#### What you are asked to do
Nothing after the line with "const xTickLabels = [0,20,40,60,80,100];" belongs in the copy; extract the lines below from the top through that line, pictures left out.

─── Material provided

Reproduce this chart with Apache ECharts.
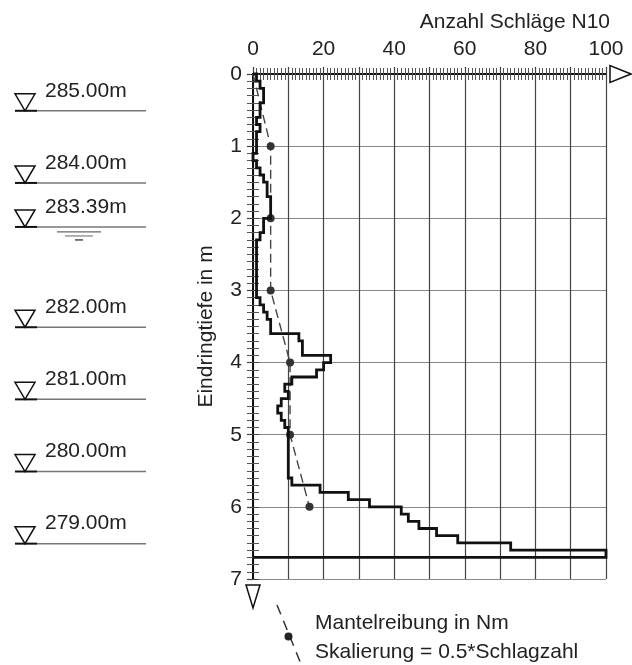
<!DOCTYPE html>
<html><head><meta charset="utf-8">
<script src="https://cdn.jsdelivr.net/npm/echarts@6/dist/echarts.min.js"></script>
<style>html,body{margin:0;padding:0;background:#fff}#c{width:632px;height:665px}</style>
</head><body><div id="c"></div>
<script>
// ---- data ----
const depthTop = [0.0,0.1,0.2,0.3,0.4,0.5,0.6,0.7,0.8,0.9,
  1.0,1.1,1.2,1.3,1.4,1.5,1.6,1.7,1.8,1.9,
  2.0,2.1,2.2,2.3,2.4,2.5,2.6,2.7,2.8,2.9,
  3.0,3.1,3.2,3.3,3.4,3.5,3.6,3.7,3.8,3.9,
  4.0,4.1,4.2,4.3,4.4,4.5,4.6,4.7,4.8,4.9,
  5.0,5.1,5.2,5.3,5.4,5.5,5.6,5.7,5.8,5.9,
  6.0,6.1,6.2,6.3,6.4,6.5,6.6];
const blowsN10 = [1,2,3,3,2,2,1,2,1,1,
  1,0,1,2,3,4,4,5,5,5,
  3,3,2,1,1,1,1,1,1,1,
  1,2,3,4,5,5,13,14,14,22,
  20,18,11,9,10,8,7,8,9,10,
  10,10,10,10,10,10,11,19,27,33,
  42,44,47,52,58,73,100];
const endDepth = 6.7;
const frictionDepth = [0,1,2,3,4,5,6];
const frictionValue = [0,5,5,5,10.5,10.5,16];
const elevations = [285.00,284.00,283.39,282.00,281.00,280.00,279.00];
const waterLevel = [283.39];
const xTickLabels = [0,20,40,60,80,100];

const FONT = "'Liberation Sans', Arial, Helvetica, sans-serif";
const FS = 21;

// step outline
const stepData = [[0, depthTop[0]]];
depthTop.forEach((d, i) => {
  const nd = i + 1 < depthTop.length ? depthTop[i + 1] : endDepth;
  stepData.push([blowsN10[i], d], [blowsN10[i], nd]);
});
stepData.push([0, endDepth]);

const frictionData = frictionDepth.map((d, i) => ({
  value: [frictionValue[i], d],
  symbol: i === 0 ? 'none' : 'circle'
}));

const chart = echarts.init(document.getElementById('c'), null, {renderer: 'canvas'});

const rulerX = (pos) => ({
  gridIndex: 0, type: 'value', position: pos, min: 0, max: 100, interval: 10,
  axisLine: {show: true, lineStyle: {color: '#111', width: 1.5}},
  axisTick: {show: true, inside: true, length: 6, lineStyle: {color: '#444', width: 1}},
  minorTick: {show: true, splitNumber: 10, length: 6, lineStyle: {color: '#555', width: 1}},
  axisLabel: {show: false}, splitLine: {show: false}, minorSplitLine: {show: false}
});
const rulerY = (pos) => ({
  gridIndex: 0, type: 'value', position: pos, min: 0, max: 7, interval: 1, inverse: true,
  axisLine: {show: true, lineStyle: {color: '#111', width: 1.5}},
  axisTick: {show: true, inside: true, length: 6, lineStyle: {color: '#444', width: 1}},
  minorTick: {show: true, splitNumber: 10, length: 6, lineStyle: {color: '#555', width: 1}},
  axisLabel: {show: false}, splitLine: {show: false}, minorSplitLine: {show: false}
});

const option = {
  animation: false,
  backgroundColor: '#fff',
  textStyle: {fontFamily: FONT},
  grid: [
    {left: 253, right: 26, top: 74, bottom: 86},
    {left: 0, width: 160, top: 74, bottom: 86}
  ],
  xAxis: [
    {
      gridIndex: 0, type: 'value', position: 'top', min: 0, max: 100, interval: 10,
      axisLine: {show: true, lineStyle: {color: '#111', width: 1.5}},
      axisTick: {show: true, inside: false, length: 7, lineStyle: {color: '#333', width: 1.2}},
      axisLabel: {show: true, margin: 14, fontSize: FS, color: '#222', fontFamily: FONT,
        formatter: v => xTickLabels.includes(v) ? String(v) : ''},
      splitLine: {show: true, lineStyle: {color: '#444', width: 1.2}}
    },
    rulerX('top'),
    rulerX('bottom'),
    {gridIndex: 1, type: 'value', min: 0, max: 160, show: false}
  ],
  yAxis: [
    {
      gridIndex: 0, type: 'value', position: 'left', min: 0, max: 7, interval: 1, inverse: true,
      name: 'Eindringtiefe in m', nameLocation: 'middle', nameGap: 36, nameRotate: 90,
      nameTextStyle: {fontSize: FS, color: '#222', fontFamily: FONT},
      axisLine: {show: true, lineStyle: {color: '#111', width: 1.5}},
      axisTick: {show: true, inside: false, length: 6, lineStyle: {color: '#333', width: 1.2}},
      axisLabel: {show: true, margin: 11, fontSize: FS, color: '#222', fontFamily: FONT},
      splitLine: {show: true, lineStyle: {color: '#888', width: 1.2}}
    },
    rulerY('left'),
    rulerY('right'),
    {gridIndex: 1, type: 'value', min: 278.51, max: 285.51, show: false}
  ],
  graphic: [
    {type: 'text', x: 610, y: 22, style: {text: 'Anzahl Schläge N10', fontSize: FS, fontFamily: FONT,
      fill: '#222', align: 'right', verticalAlign: 'middle'}},
    {type: 'line', shape: {x1: 277, y1: 605, x2: 301, y2: 664},
      style: {stroke: '#333', lineWidth: 1.5, lineDash: [10, 7]}},
    {type: 'circle', shape: {cx: 288.5, cy: 636.5, r: 4}, style: {fill: '#222'}},
    {type: 'text', x: 315, y: 623, style: {text: 'Mantelreibung in Nm', fontSize: FS, fontFamily: FONT,
      fill: '#222', align: 'left', verticalAlign: 'middle'}},
    {type: 'text', x: 315, y: 652, style: {text: 'Skalierung = 0.5*Schlagzahl', fontSize: FS, fontFamily: FONT,
      fill: '#222', align: 'left', verticalAlign: 'middle'}}
  ],
  series: [
    {
      type: 'line', name: 'Mantelreibung', xAxisIndex: 0, yAxisIndex: 0,
      data: frictionData, symbolSize: 8, showSymbol: true,
      lineStyle: {color: '#444', width: 1.4, type: [9, 5]},
      itemStyle: {color: '#333'}, z: 3
    },
    {
      type: 'line', name: 'N10', xAxisIndex: 0, yAxisIndex: 0,
      data: stepData, showSymbol: false, symbol: 'none',
      lineStyle: {color: '#111', width: 2.8, join: 'miter'}, z: 4, clip: false
    },
    {
      type: 'custom', xAxisIndex: 0, yAxisIndex: 0, z: 5, clip: false,
      data: [[100, 0], [0, 7]],
      renderItem: (params, api) => {
        const p = api.coord([api.value(0), api.value(1)]);
        const pts = params.dataIndex === 0
          ? [[p[0] + 4, p[1] - 8.5], [p[0] + 4, p[1] + 8.5], [p[0] + 25, p[1]]]
          : [[p[0] - 7, p[1] + 6], [p[0] + 7, p[1] + 6], [p[0], p[1] + 29]];
        return {type: 'polygon', shape: {points: pts},
          style: {fill: '#fff', stroke: '#111', lineWidth: 1.5}};
      }
    },
    {
      type: 'custom', xAxisIndex: 3, yAxisIndex: 3, clip: false,
      data: elevations.map(e => [0, e]),
      renderItem: (params, api) => {
        const e = api.value(1);
        const p = api.coord([0, e]);
        const x = p[0], y = p[1];
        return {type: 'group', children: [
          {type: 'polygon', shape: {points: [[x + 15, y - 17], [x + 35, y - 17], [x + 25, y]]},
            style: {fill: '#fff', stroke: '#111', lineWidth: 1.5}},
          {type: 'line', shape: {x1: x + 15, y1: y, x2: x + 37, y2: y}, style: {stroke: '#111', lineWidth: 2}},
          {type: 'line', shape: {x1: x + 37, y1: y, x2: x + 146, y2: y}, style: {stroke: '#777', lineWidth: 1.5}},
          {type: 'text', style: {text: e.toFixed(2) + 'm', x: x + 45, y: y - 20, fill: '#222',
            fontSize: FS, fontFamily: FONT, align: 'left', verticalAlign: 'middle'}}
        ]};
      }
    },
    {
      type: 'custom', xAxisIndex: 3, yAxisIndex: 3, clip: false,
      data: waterLevel.map(e => [0, e]),
      renderItem: (params, api) => {
        const p = api.coord([0, api.value(1)]);
        const x = p[0], y = p[1];
        return {type: 'group', children: [
          {type: 'line', shape: {x1: x + 57, y1: y + 5, x2: x + 101, y2: y + 5}, style: {stroke: '#666', lineWidth: 1.3}},
          {type: 'line', shape: {x1: x + 65, y1: y + 9, x2: x + 93, y2: y + 9}, style: {stroke: '#888', lineWidth: 1.3}},
          {type: 'line', shape: {x1: x + 75, y1: y + 13, x2: x + 83, y2: y + 13}, style: {stroke: '#333', lineWidth: 1.3}}
        ]};
      }
    }
  ]
};
chart.setOption(option);
</script>
</body></html>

──────

#### Finished task
Reproduce this chart with Apache ECharts.
<!DOCTYPE html>
<html><head><meta charset="utf-8">
<script src="https://cdn.jsdelivr.net/npm/echarts@6/dist/echarts.min.js"></script>
<style>html,body{margin:0;padding:0;background:#fff}#c{width:632px;height:665px}</style>
</head><body><div id="c"></div>
<script>
// ---- data ----
const depthTop = [0.0,0.1,0.2,0.3,0.4,0.5,0.6,0.7,0.8,0.9,
  1.0,1.1,1.2,1.3,1.4,1.5,1.6,1.7,1.8,1.9,
  2.0,2.1,2.2,2.3,2.4,2.5,2.6,2.7,2.8,2.9,
  3.0,3.1,3.2,3.3,3.4,3.5,3.6,3.7,3.8,3.9,
  4.0,4.1,4.2,4.3,4.4,4.5,4.6,4.7,4.8,4.9,
  5.0,5.1,5.2,5.3,5.4,5.5,5.6,5.7,5.8,5.9,
  6.0,6.1,6.2,6.3,6.4,6.5,6.6];
const blowsN10 = [1,2,3,3,2,2,1,2,1,1,
  1,0,1,2,3,4,4,5,5,5,
  3,3,2,1,1,1,1,1,1,1,
  1,2,3,4,5,5,13,14,14,22,
  20,18,11,9,10,8,7,8,9,10,
  10,10,10,10,10,10,11,19,27,33,
  42,44,47,52,58,73,100];
const endDepth = 6.7;
const frictionDepth = [0,1,2,3,4,5,6];
const frictionValue = [0,5,5,5,10.5,10.5,16];
const elevations = [285.00,284.00,283.39,282.00,281.00,280.00,279.00];
const waterLevel = [283.39];
const xTickLabels = [0,20,40,60,80,100];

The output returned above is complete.